Supplemental File 5. Estimated ages for calibrated nodes showing their suitability as priors for Bayesian molecular dating. Values resulted from running an independent chain on the temporal calibrations without sequence data (-root option on Phylobayes). Bars represent the standard error of the cycles tested.

Supplemental File 6. KOs gained at the crown node of each marine microbial clade. A KO was considered as gained when found in 51 out of 100 stochastic mapping replicates.

Supplemental File 7. Enriched KEGG categories at the crown node of each marine microbial clade. Clades were classified based on the diversification timing shown in Fig. 2. Enriched categories were identified by statistically comparing a stochastic mapping distribution with an all-rates-different vs a null distribution with a constant rate model without conditioning on the presence/absence data at the tips. Each dot represents one replicate (See Methods). X-axis represents the number of KOs gained at each crown node for each KEGG category. Stochastic mapping and null distributions were sorted for visualization purposes.
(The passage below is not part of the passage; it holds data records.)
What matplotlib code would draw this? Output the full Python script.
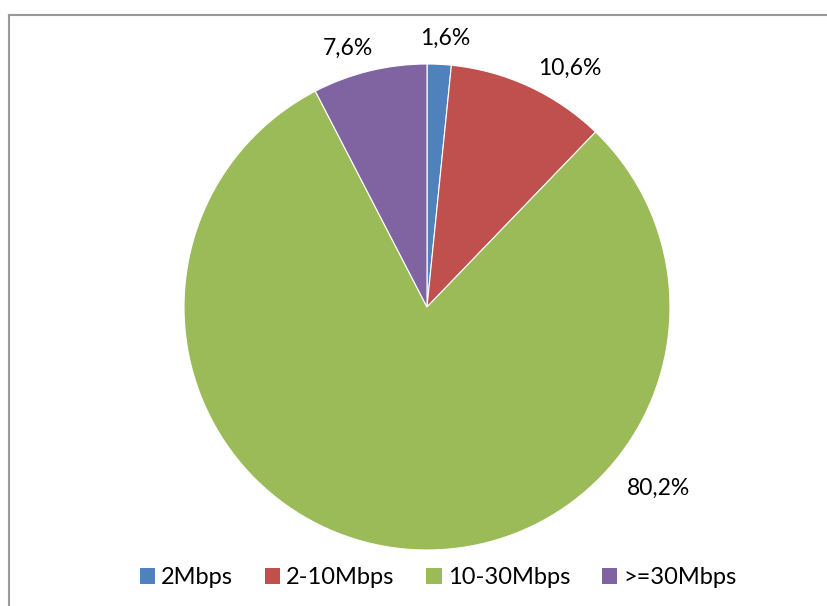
import matplotlib.pyplot as plt
from matplotlib.patches import Patch
from matplotlib.lines import Line2D

# data
categories = ['2Mbps', '2-10Mbps', '10-30Mbps', '>=30Mbps']
shares = [1.6, 10.6, 80.2, 7.6]
colors = ['#4F81BD', '#C0504D', '#9BBB59', '#8064A2']

# label positions (in pie radius units), Excel "best fit" style
label_pos = [(0.074, 1.107), (0.588, 0.984), (0.951, -0.745), (-0.325, 1.066)]

plt.rcParams['font.family'] = ['Lato', 'DejaVu Sans']

W, H = 828, 606
fig = plt.figure(figsize=(W / 100, H / 100), dpi=100)

# pie centre at (427, 307) px, radius 243 px
cx, cy, r = 427, 307, 243
ax = fig.add_axes([(cx - r) / W, (H - cy - r) / H, 2 * r / W, 2 * r / H])
ax.pie(shares, colors=colors, startangle=90, counterclock=False, radius=1,
       wedgeprops=dict(edgecolor='white', linewidth=0.8))
ax.set_xlim(-1, 1)
ax.set_ylim(-1, 1)
ax.set_aspect('equal')
ax.axis('off')

for v, (x, y) in zip(shares, label_pos):
    txt = ('%.1f%%' % v).replace('.', ',')
    ax.text(x, y, txt, ha='center', va='center', fontsize=16.5, clip_on=False)

# chart border (cropped at right and bottom)
fig.add_artist(Line2D([9 / W, 1.0], [1 - 15 / H, 1 - 15 / H], color='#999999', lw=1.5))
fig.add_artist(Line2D([9 / W, 9 / W], [1 - 15 / H, 0.0], color='#999999', lw=1.5))

handles = [Patch(facecolor=c, edgecolor='none') for c in colors]
fig.legend(handles, categories, loc='center', bbox_to_anchor=(438 / W, 1 - 578 / H),
           ncol=4, frameon=False, fontsize=17, handlelength=0.65, handleheight=0.65,
           handletextpad=0.25, columnspacing=1.35)

plt.savefig('out.png', dpi=100)
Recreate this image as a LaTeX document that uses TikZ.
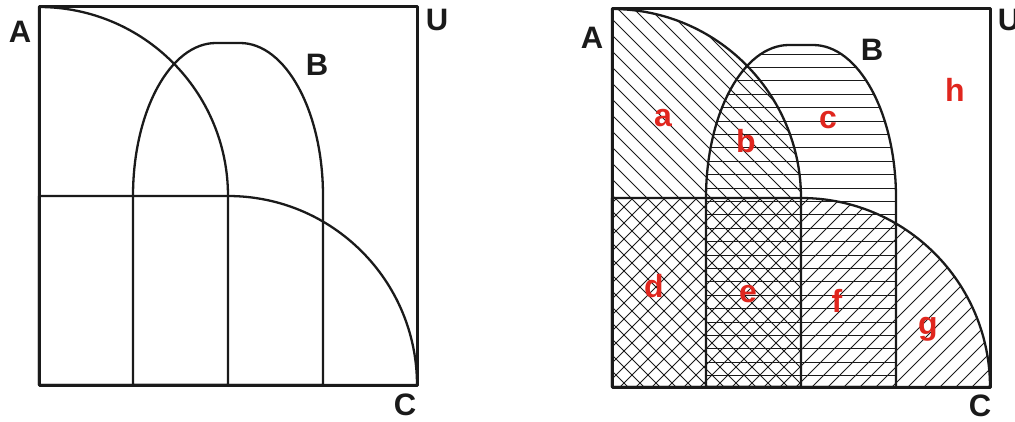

Supplemental File 8. Assessment of the role of molecular dating Bayesian model and calibrations on the diversification timing of marine microbial clades. Bayesian estimates represent the average of the last 1000 cycles sampled every 10 cycles of chain 1 (Supplemental File 9). TreePL analyses show 1000 age replicates using the priors shown in Table 1 (Priors set 1), and the independent root of Bacteria and Archaea and the minimum age of Cyanobacteria as priors (Priors set 2). Error bars represent the standard deviation of each distribution of replicate ages.

Supplemental File 9. Age estimates of marine microbial clades resulting from different Bayesian molecular dating models (Log-normal, CIR, and UGAM) and calibrations (TreePL priors set 1 and 2). Bayesian estimates represent the average of the last 1000 cycles sampled every 10 cycles of each of the four chains. TreePL analyses show 1000 age replicates using the priors shown in Table 1 (Priors set 1), and the independent root of Bacteria and Archaea and the minimum age of Cyanobacteria as priors (Priors set 2).